Mathematical thinking is crucial in all areas of computer science: algorithms, bioinformatics, computer graphics, data science, machine learning, etc. In this course, we will learn the most important tools used in discrete mathematics: induction, recursion, logic, invariants, examples, optimality. We will use these tools to answer typical programming questions like: How can we be certain a solution exists? Am I sure my program computes the optimal answer? Do each of these objects meet the given requirements?
In the course, we use a try-this-before-we-explain-everything approach: you will be solving many interactive (and mobile friendly) puzzles that were carefully designed to allow you to invent many of the important ideas and concepts yourself.
Prerequisites:
1. We assume only basic math (e.g., we expect you to know what is a square or how to add fractions), common sense and curiosity.

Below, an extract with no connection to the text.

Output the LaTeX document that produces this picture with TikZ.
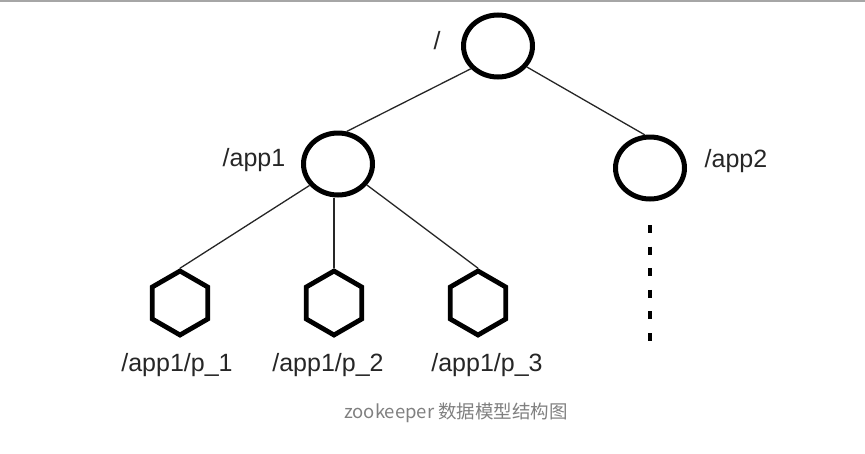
\documentclass[tikz,border=0pt]{standalone}
\usepackage{fontspec}
\setmainfont{Liberation Sans}
\newfontfamily\cjk{Noto Sans CJK SC}
\usepackage{tikz}
\usetikzlibrary{shapes.geometric}

\tikzset{
  znode/.style={draw, ellipse, line width=5pt, minimum width=69pt, minimum height=62pt, inner sep=0pt},
  leaf/.style={draw, regular polygon, regular polygon sides=6, shape border rotate=30, line width=4.8pt, minimum size=64pt, inner sep=0pt},
  path/.style={font=\fontsize{25}{28}\selectfont, text=black!85, inner sep=0pt},
  edge/.style={line width=1.3pt, black!85}
}

\begin{document}
\begin{tikzpicture}[x=1pt,y=-1pt]
\useasboundingbox (0,0) rectangle (865,453);
\draw[black!35, line width=1.5pt] (0,1) -- (865,1);
% znodes
\node[znode] (root) at (498,46) {};
\node[znode] (app1) at (338,164) {};
\node[znode] (app2) at (650,168) {};
\node[leaf] (p1) at (180,303) {};
\node[leaf] (p2) at (334,303) {};
\node[leaf] (p3) at (478,303) {};
% labels
\node[path] (lroot) at (437,41) {/};
\node[path] (lapp1) at (254,160) {/app1};
\node[path] (lapp2) at (736,161) {/app2};
\node[path] (lp1) at (177,365) {/app1/p\_1};
\node[path] (lp2) at (328,365) {/app1/p\_2};
\node[path] (lp3) at (487,365) {/app1/p\_3};
% edges
\draw[edge] (root.220) -- (app1.75);
\draw[edge] (root.-36) -- (app2.99);
\draw[edge] (app1.217) -- (p1.north);
\draw[edge] (p2.north) -- (p2.north |- app1.south);
\draw[edge] (app1.-36) -- (p3.north);
\coordinate (more) at (650,341);
\draw[line width=4.8pt, dash pattern=on 8pt off 13.6pt] (650,225) -- (more);
\node[text=black!50, font=\cjk\fontsize{18.5}{20}\selectfont] (caption) at (456,413) {zookeeper 数据模型结构图};
\end{tikzpicture}
\end{document}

2. Basic programming knowledge is necessary as some quizzes require programming in Python.
From the lesson
Recursion and Induction
We'll discover two powerful methods of defining objects, proving concepts, and implementing programs — recursion and induction. These two methods are heavily used, in particular, in algorithms — for analysing correctness and running time of algorithms as well as for implementing efficient solutions. You will see that induction is as simple as falling dominos, but allows to make convincing arguments for arbitrarily large and complex problems by decomposing them and moving step by step. You will learn how famous Gauss unexpectedly solved his teacher's problem intended to keep him busy the whole lesson in just two minutes, and in the end you will be able to prove his formula using induction. You will be able to generalize scary arithmetic exercises and then solve them easily using induction.